**SUPPLIED DATA**:
########################################

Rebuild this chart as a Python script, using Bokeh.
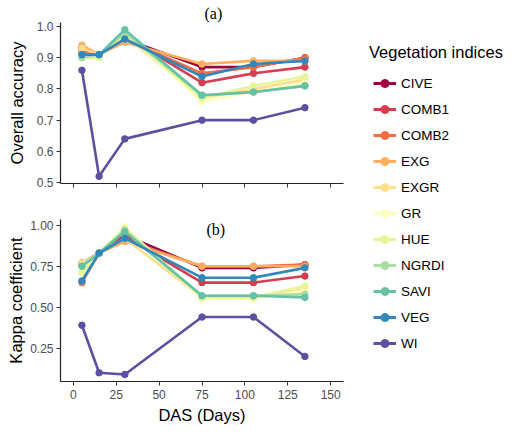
from bokeh.plotting import figure
from bokeh.layouts import row, column
from bokeh.models import Range1d, Label, Legend, LegendItem, ColumnDataSource, FixedTicker
from bokeh.embed import file_html
from bokeh.resources import INLINE

das = [5, 15, 30, 75, 105, 135]
indices = ["CIVE", "COMB1", "COMB2", "EXG", "EXGR", "GR", "HUE", "NGRDI", "SAVI", "VEG", "WI"]
colors = ["#9E0142", "#D53E4F", "#F46D43", "#FDAE61", "#FEE08B", "#FFFFBF",
          "#E6F598", "#ABDDA4", "#66C2A5", "#3288BD", "#5E4FA2"]

oa_CIVE = [0.93, 0.91, 0.96, 0.87, 0.87, 0.90]
oa_COMB1 = [0.93, 0.91, 0.97, 0.82, 0.85, 0.87]
oa_COMB2 = [0.92, 0.91, 0.96, 0.85, 0.87, 0.90]
oa_EXG = [0.94, 0.91, 0.95, 0.88, 0.89, 0.89]
oa_EXGR = [0.93, 0.91, 0.97, 0.77, 0.80, 0.83]
oa_GR = [0.91, 0.91, 0.98, 0.76, 0.79, 0.82]
oa_HUE = [0.90, 0.90, 0.98, 0.77, 0.81, 0.84]
oa_NGRDI = [0.90, 0.91, 0.98, 0.78, 0.79, 0.81]
oa_SAVI = [0.91, 0.91, 0.99, 0.78, 0.79, 0.81]
oa_VEG = [0.91, 0.91, 0.96, 0.84, 0.88, 0.89]
oa_WI = [0.86, 0.52, 0.64, 0.70, 0.70, 0.74]

k_CIVE = [0.77, 0.83, 0.94, 0.74, 0.74, 0.76]
k_COMB1 = [0.76, 0.83, 0.93, 0.65, 0.65, 0.69]
k_COMB2 = [0.65, 0.83, 0.91, 0.75, 0.75, 0.76]
k_EXG = [0.66, 0.83, 0.90, 0.75, 0.75, 0.75]
k_EXGR = [0.77, 0.83, 0.92, 0.56, 0.56, 0.61]
k_GR = [0.72, 0.83, 0.99, 0.55, 0.55, 0.60]
k_HUE = [0.71, 0.83, 0.98, 0.56, 0.56, 0.63]
k_NGRDI = [0.75, 0.83, 0.97, 0.57, 0.57, 0.58]
k_SAVI = [0.75, 0.83, 0.96, 0.57, 0.57, 0.56]
k_VEG = [0.66, 0.83, 0.92, 0.68, 0.68, 0.74]
k_WI = [0.39, 0.10, 0.09, 0.44, 0.44, 0.20]

oa = [oa_CIVE, oa_COMB1, oa_COMB2, oa_EXG, oa_EXGR, oa_GR, oa_HUE, oa_NGRDI, oa_SAVI, oa_VEG, oa_WI]
kappa = [k_CIVE, k_COMB1, k_COMB2, k_EXG, k_EXGR, k_GR, k_HUE, k_NGRDI, k_SAVI, k_VEG, k_WI]

x_ticks = [0, 25, 50, 75, 100, 125, 150]
oa_ticks = [0.5, 0.6, 0.7, 0.8, 0.9, 1.0]
k_ticks = [0.25, 0.50, 0.75, 1.00]

SANS = "Liberation Sans"
SERIF = "Liberation Serif"


def style(p, show_x_labels):
    p.xgrid.visible = False
    p.ygrid.visible = False
    p.outline_line_color = None
    for ax in (p.xaxis[0], p.yaxis[0]):
        ax.axis_line_color = "#222222"
        ax.axis_line_width = 1.2
        ax.major_tick_line_color = "#333333"
        ax.major_tick_in = 0
        ax.major_tick_out = 4
        ax.minor_tick_line_color = None
        ax.major_label_text_font = SANS
        ax.major_label_text_font_size = "12px"
        ax.major_label_text_color = "#4D4D4D"
        ax.axis_label_text_font = SANS
        ax.axis_label_text_font_size = "16.5px"
        ax.axis_label_text_font_style = "normal"
        ax.axis_label_text_color = "#000000"
        ax.major_label_standoff = 3
    p.xaxis[0].ticker = FixedTicker(ticks=x_ticks)
    if not show_x_labels:
        p.xaxis[0].major_label_overrides = {t: "" for t in x_ticks}


p1 = figure(width=349, height=205, x_range=Range1d(-7.5, 157.5), y_range=Range1d(0.497, 1.013),
            output_backend="svg", toolbar_location=None,
            min_border_left=60, min_border_right=6, min_border_top=22, min_border_bottom=22)
style(p1, False)
p1.title.text = "(a)"
p1.title.align = "left"
p1.title.offset = 144
p1.title.standoff = 1
p1.title.text_font = SERIF
p1.title.text_font_size = "16px"
p1.title.text_font_style = "normal"
p1.title.text_color = "#000000"
p1.yaxis[0].ticker = FixedTicker(ticks=oa_ticks)
p1.yaxis[0].axis_label = "Overall accuracy"
p1.yaxis[0].axis_label_standoff = 8
p1.yaxis[0].major_label_overrides = {t: f"{t:.1f}" for t in oa_ticks}

p2 = figure(width=349, height=225, x_range=Range1d(-7.5, 157.5), y_range=Range1d(0.047, 1.035),
            output_backend="svg", toolbar_location=None,
            min_border_left=60, min_border_right=6, min_border_top=14, min_border_bottom=49)
style(p2, True)
p2.yaxis[0].ticker = FixedTicker(ticks=k_ticks)
p2.yaxis[0].axis_label = "Kappa coefficient"
p2.yaxis[0].axis_label_standoff = 2
p2.yaxis[0].major_label_overrides = {t: f"{t:.2f}" for t in k_ticks}
p2.xaxis[0].axis_label = "DAS (Days)"
p2.xaxis[0].major_label_standoff = 4
p2.xaxis[0].axis_label_standoff = 4

for name, col, a, k in zip(indices, colors, oa, kappa):
    p1.line(das, a, line_color=col, line_width=2.6)
    p1.scatter(das, a, size=6.5, fill_color=col, line_color=col)
    p2.line(das, k, line_color=col, line_width=2.6)
    p2.scatter(das, k, size=6.5, fill_color=col, line_color=col)

p2.add_layout(Label(x=83, y=0.977, text="(b)", text_align="center", text_baseline="middle",
                    text_font=SERIF, text_font_size="16px", text_color="#000000"))

# legend panel (data units equal pixels)
lp = figure(width=167, height=430, x_range=Range1d(0, 167), y_range=Range1d(0, 430),
            output_backend="svg", toolbar_location=None, x_axis_location=None, y_axis_location=None,
            min_border=0, min_border_left=0, min_border_right=0, min_border_top=0, min_border_bottom=0)
lp.xgrid.visible = False
lp.ygrid.visible = False
lp.outline_line_color = None

items = []
for name, col in zip(indices, colors):
    src = ColumnDataSource(dict(x=[-1000, -999], y=[-1000, -999]))
    lr = lp.line("x", "y", source=src, line_color=col, line_width=3)
    sr = lp.scatter("x", "y", source=src, size=6, fill_color=col, line_color=col)
    items.append(LegendItem(label=name, renderers=[lr, sr]))

leg = Legend(items=items, location=(24, 77), orientation="vertical",
             glyph_width=23, glyph_height=20, label_height=20, spacing=6,
             label_standoff=5, label_text_font=SANS, label_text_font_size="13.5px",
             label_text_color="#000000", padding=0, margin=0,
             border_line_color=None, background_fill_alpha=0)
lp.add_layout(leg, "center")
lp.add_layout(Label(x=19.5, y=379, text="Vegetation indices", text_align="left", text_baseline="middle",
                    text_font=SANS, text_font_size="16.5px", text_color="#000000"))

layout = row(column(p1, p2), lp)

with open("out.html", "w") as f:
    f.write(file_html(layout, INLINE))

########################################

**PROBLEM**:
Would you return the data exactly as written, without the pictures?

**WORKED SOLUTION**:
Rebuild this chart as a Python script, using Bokeh.
from bokeh.plotting import figure
from bokeh.layouts import row, column
from bokeh.models import Range1d, Label, Legend, LegendItem, ColumnDataSource, FixedTicker
from bokeh.embed import file_html
from bokeh.resources import INLINE

das = [5, 15, 30, 75, 105, 135]
indices = ["CIVE", "COMB1", "COMB2", "EXG", "EXGR", "GR", "HUE", "NGRDI", "SAVI", "VEG", "WI"]
colors = ["#9E0142", "#D53E4F", "#F46D43", "#FDAE61", "#FEE08B", "#FFFFBF",
          "#E6F598", "#ABDDA4", "#66C2A5", "#3288BD", "#5E4FA2"]

oa_CIVE = [0.93, 0.91, 0.96, 0.87, 0.87, 0.90]
oa_COMB1 = [0.93, 0.91, 0.97, 0.82, 0.85, 0.87]
oa_COMB2 = [0.92, 0.91, 0.96, 0.85, 0.87, 0.90]
oa_EXG = [0.94, 0.91, 0.95, 0.88, 0.89, 0.89]
oa_EXGR = [0.93, 0.91, 0.97, 0.77, 0.80, 0.83]
oa_GR = [0.91, 0.91, 0.98, 0.76, 0.79, 0.82]
oa_HUE = [0.90, 0.90, 0.98, 0.77, 0.81, 0.84]
oa_NGRDI = [0.90, 0.91, 0.98, 0.78, 0.79, 0.81]
oa_SAVI = [0.91, 0.91, 0.99, 0.78, 0.79, 0.81]
oa_VEG = [0.91, 0.91, 0.96, 0.84, 0.88, 0.89]
oa_WI = [0.86, 0.52, 0.64, 0.70, 0.70, 0.74]

k_CIVE = [0.77, 0.83, 0.94, 0.74, 0.74, 0.76]
k_COMB1 = [0.76, 0.83, 0.93, 0.65, 0.65, 0.69]
k_COMB2 = [0.65, 0.83, 0.91, 0.75, 0.75, 0.76]
k_EXG = [0.66, 0.83, 0.90, 0.75, 0.75, 0.75]
k_EXGR = [0.77, 0.83, 0.92, 0.56, 0.56, 0.61]
k_GR = [0.72, 0.83, 0.99, 0.55, 0.55, 0.60]
k_HUE = [0.71, 0.83, 0.98, 0.56, 0.56, 0.63]
k_NGRDI = [0.75, 0.83, 0.97, 0.57, 0.57, 0.58]
k_SAVI = [0.75, 0.83, 0.96, 0.57, 0.57, 0.56]
k_VEG = [0.66, 0.83, 0.92, 0.68, 0.68, 0.74]
k_WI = [0.39, 0.10, 0.09, 0.44, 0.44, 0.20]

oa = [oa_CIVE, oa_COMB1, oa_COMB2, oa_EXG, oa_EXGR, oa_GR, oa_HUE, oa_NGRDI, oa_SAVI, oa_VEG, oa_WI]
kappa = [k_CIVE, k_COMB1, k_COMB2, k_EXG, k_EXGR, k_GR, k_HUE, k_NGRDI, k_SAVI, k_VEG, k_WI]

x_ticks = [0, 25, 50, 75, 100, 125, 150]
oa_ticks = [0.5, 0.6, 0.7, 0.8, 0.9, 1.0]
k_ticks = [0.25, 0.50, 0.75, 1.00]

SANS = "Liberation Sans"
SERIF = "Liberation Serif"


def style(p, show_x_labels):
    p.xgrid.visible = False
    p.ygrid.visible = False
    p.outline_line_color = None
    for ax in (p.xaxis[0], p.yaxis[0]):
        ax.axis_line_color = "#222222"
        ax.axis_line_width = 1.2
        ax.major_tick_line_color = "#333333"
        ax.major_tick_in = 0
        ax.major_tick_out = 4
        ax.minor_tick_line_color = None
        ax.major_label_text_font = SANS
        ax.major_label_text_font_size = "12px"
        ax.major_label_text_color = "#4D4D4D"
        ax.axis_label_text_font = SANS
        ax.axis_label_text_font_size = "16.5px"
        ax.axis_label_text_font_style = "normal"
        ax.axis_label_text_color = "#000000"
        ax.major_label_standoff = 3
    p.xaxis[0].ticker = FixedTicker(ticks=x_ticks)
    if not show_x_labels:
        p.xaxis[0].major_label_overrides = {t: "" for t in x_ticks}


p1 = figure(width=349, height=205, x_range=Range1d(-7.5, 157.5), y_range=Range1d(0.497, 1.013),
            output_backend="svg", toolbar_location=None,
            min_border_left=60, min_border_right=6, min_border_top=22, min_border_bottom=22)
style(p1, False)
p1.title.text = "(a)"
p1.title.align = "left"
p1.title.offset = 144
p1.title.standoff = 1
p1.title.text_font = SERIF
p1.title.text_font_size = "16px"
p1.title.text_font_style = "normal"
p1.title.text_color = "#000000"
p1.yaxis[0].ticker = FixedTicker(ticks=oa_ticks)
p1.yaxis[0].axis_label = "Overall accuracy"
p1.yaxis[0].axis_label_standoff = 8
p1.yaxis[0].major_label_overrides = {t: f"{t:.1f}" for t in oa_ticks}

p2 = figure(width=349, height=225, x_range=Range1d(-7.5, 157.5), y_range=Range1d(0.047, 1.035),
            output_backend="svg", toolbar_location=None,
            min_border_left=60, min_border_right=6, min_border_top=14, min_border_bottom=49)
style(p2, True)
p2.yaxis[0].ticker = FixedTicker(ticks=k_ticks)
p2.yaxis[0].axis_label = "Kappa coefficient"
p2.yaxis[0].axis_label_standoff = 2
p2.yaxis[0].major_label_overrides = {t: f"{t:.2f}" for t in k_ticks}
p2.xaxis[0].axis_label = "DAS (Days)"
p2.xaxis[0].major_label_standoff = 4
p2.xaxis[0].axis_label_standoff = 4

for name, col, a, k in zip(indices, colors, oa, kappa):
    p1.line(das, a, line_color=col, line_width=2.6)
    p1.scatter(das, a, size=6.5, fill_color=col, line_color=col)
    p2.line(das, k, line_color=col, line_width=2.6)
    p2.scatter(das, k, size=6.5, fill_color=col, line_color=col)

p2.add_layout(Label(x=83, y=0.977, text="(b)", text_align="center", text_baseline="middle",
                    text_font=SERIF, text_font_size="16px", text_color="#000000"))

# legend panel (data units equal pixels)
lp = figure(width=167, height=430, x_range=Range1d(0, 167), y_range=Range1d(0, 430),
            output_backend="svg", toolbar_location=None, x_axis_location=None, y_axis_location=None,
            min_border=0, min_border_left=0, min_border_right=0, min_border_top=0, min_border_bottom=0)
lp.xgrid.visible = False
lp.ygrid.visible = False
lp.outline_line_color = None

items = []
for name, col in zip(indices, colors):
    src = ColumnDataSource(dict(x=[-1000, -999], y=[-1000, -999]))
    lr = lp.line("x", "y", source=src, line_color=col, line_width=3)
    sr = lp.scatter("x", "y", source=src, size=6, fill_color=col, line_color=col)
    items.append(LegendItem(label=name, renderers=[lr, sr]))

leg = Legend(items=items, location=(24, 77), orientation="vertical",
             glyph_width=23, glyph_height=20, label_height=20, spacing=6,
             label_standoff=5, label_text_font=SANS, label_text_font_size="13.5px",
             label_text_color="#000000", padding=0, margin=0,
             border_line_color=None, background_fill_alpha=0)
lp.add_layout(leg, "center")
lp.add_layout(Label(x=19.5, y=379, text="Vegetation indices", text_align="left", text_baseline="middle",
                    text_font=SANS, text_font_size="16.5px", text_color="#000000"))

layout = row(column(p1, p2), lp)

with open("out.html", "w") as f:
    f.write(file_html(layout, INLINE))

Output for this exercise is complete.